"Obviously, few of us are in a position to restore the forests.. But tens of millions of us have gardens, or access to open spaces such as industrial wastelands, where trees can be planted. and if full advantage can be taken of the potentialities that are available even in heavily built up areas, new 'city forests' can arise..."1
A pioneer in the the agroforestry and permaculture movements, described by many as a gentle, wise man, an innovator, an environmental genius. Robert Hart lived in Shropshire, England, where he created the first forest garden.
His Work and Life
Forest gardens around the world provide a lasting, living tribute to Robert Hart. They are an invention which grew out of the permaculture movement.
Permaculture and agroforestry are based on the principles of sustainable organic gardening mimicking the Earth's natural biomes.
Robert Hart's greatest achievement was to take these principles and concentrate them into a form available to anyone with a little space. A tiny backyard; a patio; an abandoned lot; any of these can be turned into a dense miniature forest.
Hart began developing this model in the 1960s, in the United Kingdom near the Welsh border. He and his brother Lacon both lived with severe learning disabilities, and Robert began experimenting with permaculture gardening to create a therapeutic, healthy environment for the two of them. He discovered that their beds of perennial plants required very little intervention, and began to study the way different plants worked together in a garden.
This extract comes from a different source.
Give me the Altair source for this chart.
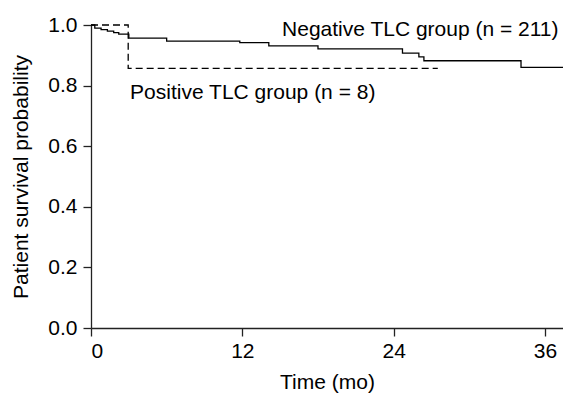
import altair as alt
import pandas as pd

neg_time = [0, 0.3, 0.8, 1.3, 1.8, 2.2, 3.0, 6.0, 11.8, 14.1, 18.0, 24.7, 26.0, 26.4, 34.1, 38.0]
neg_surv = [1.0, 0.990, 0.985, 0.980, 0.975, 0.970, 0.957, 0.947, 0.942, 0.931, 0.921, 0.907, 0.895, 0.882, 0.860, 0.860]
pos_time = [0, 2.95, 27.5]
pos_surv = [1.0, 0.857, 0.857]

labels = ["Negative TLC group (n = 211)", "Positive TLC group (n = 8)"]
label_x = [15.15, 3.1]
label_y = [0.982, 0.776]

FONT = "Liberation Sans"
FS = 21

neg = pd.DataFrame({"t": neg_time, "s": neg_surv})
pos = pd.DataFrame({"t": pos_time, "s": pos_surv})
lab = pd.DataFrame({"x": label_x, "y": label_y, "text": labels})

xs = alt.Scale(domain=[0, 37.43], nice=False, zero=False, clamp=True)
ys = alt.Scale(domain=[0, 1], nice=False)

xax = alt.Axis(values=[0, 12, 24, 36], title="Time (mo)", grid=False,
               tickSize=8, labelPadding=4, titlePadding=10)
yax = alt.Axis(values=[0, 0.2, 0.4, 0.6, 0.8, 1.0], format=".1f",
               title="Patient survival probability", grid=False,
               tickSize=8, labelPadding=6, titlePadding=16)

neg_line = alt.Chart(neg).mark_line(interpolate="step-after", color="black", strokeWidth=1.3).encode(
    x=alt.X("t:Q", scale=xs, axis=xax),
    y=alt.Y("s:Q", scale=ys, axis=yax),
)
pos_line = alt.Chart(pos).mark_line(interpolate="step-after", color="black", strokeWidth=1.3,
                                    strokeDash=[7, 4]).encode(
    x=alt.X("t:Q", scale=xs),
    y=alt.Y("s:Q", scale=ys),
)
texts = alt.Chart(lab).mark_text(align="left", baseline="middle", fontSize=FS, font=FONT,
                                 color="black").encode(
    x=alt.X("x:Q", scale=xs),
    y=alt.Y("y:Q", scale=ys),
    text="text:N",
)

chart = (neg_line + pos_line + texts).properties(
    width=472, height=303,
    autosize=alt.AutoSizeParams(type="none"),
    padding={"left": 83, "top": 17, "right": 0, "bottom": 66},
).configure_view(stroke=None).configure_axis(
    domainColor="#222", tickColor="#222", labelColor="black", titleColor="black",
    labelFont=FONT, titleFont=FONT, labelFontSize=FS, titleFontSize=FS,
    titleFontWeight="normal", domainWidth=1.3, tickWidth=1.3,
)

chart.save("out.html", embed_options={"renderer": "svg", "actions": False})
Robert became an influential ecologist and wrote many books about agroforestry and forest gardening.
He was also very interested in alternative health issues. He studied the benefits of many of the edible plants in his garden, and adopted an entirely vegan and ninety percent raw food diet. His interest in health went beyond food; for example, he has written about sinus health:
"The human being is intended by nature to be a singer. The head has three pairs of sinuses, the only known function of which is to act as resonators corresponding to the three 'registers' of the singing voice. If they are not used for that purpose, they tend to get clogged with mucus, causing headaches and catarrhal troubles. Everyone should take singing lessons, as singing is one of the most health-promoting of all activities."5
The forest garden he developed is still a famous and well-visited example of his innovations.
"Stepping into the Forest Garden is like entering another world. All around is lushness and abundance, a sharp contrast to the dust bowl aridity of the surrounding prairie farmed fields and farmlands. At first the sheer profusion of growth is bewildering, like entering a wild wood. We’re not used to productive landscapes appearing so disorderly. But it doesn’t take long for the true harmony of nature’s systems to reveal themselves, and the realisation sinks in that in fact it is the Agribiz monocultures, with their heavy machinery, genetic manipulation, erosion, high water inputs, pesticides and fertilisers which are in a total state of maintained chaos."3
There are several major benefits of these gardens. First, they provide everyone with a means to help replace the Earth's natural habitats. Urban areas, for example, don't have to be grim concrete expanses broken only by stark buildings: they can be covered, slowly but surely, with the seven layers of plants that had been sacrificed for that city.
Second, they make good financial sense. Not only do forest gardens not require owning a backyard, but they don't even have to take up a lot of money. As any dumpster diver knows, people, department stores, and garden centers throw out living plants all the time because they're not selling, they're overgrown, they've begun to turn brown, most of them are dead, and so on. Anyone who can find a neglected patch of land and some abandoned plants can begin their own forest garden there. And they provide a tremendous amount of food, because they are so densely packed with fruit trees, herbs, beans, and other edible plants. After all, every vegetable we grow is a blow against global capitalism.
Third, after the first year or two they do most of their own upkeep. People may choose to prune the trees, but who ever heard of anyone having to weed or water a forest? And they're generally organic: Robert Hart devoted a large part of his life to teaching people how to use safe herbal pesticides and fertilizers.4 His writings teach people how to work with the rhythms of nature, and how to make gardens that produce different crops all year round.
"To me Robert was a true 20th Century hero, whose contribution to our sense of possiblity far, far outstripped the sad, small values my generation have been encouraged to see as aspirational.
"I'm proud to have met him, and hope that I can do the best I can to carry forward the vision that he had of productive city forests and edible landscapes replacing the grey concrete jungles and factory farmed 'countrysides' in which so many of us exist."2 - Graham Burnett
The Forest Garden, published by Institute For Social Inventions
Forest Gardening: Cultivating an Edible Landscape, published by Green Books and Chelsea Green Pub Co.
Beyond The Forest Garden, published by Gaia Books
Forest Farming: Towards a Solution to Problems of World Hunger and Conservation, written with Sholto Douglas, published by Intermediate Technology
How to Make a Forest Garden, written with Patrick Whitefield, published by Permaculture Resources
- Ecosociety, published by Eco Books
- The Inviolable Hills: the ecology, conservation and regeneration of the British uplands, published by Eco Books
All are available through their publishers at sites like ecobooks.com and chelseagreen.com, as well as Powell's Books.
Robert Hart died on the 7th of March, 2000, but lives on in his gardens.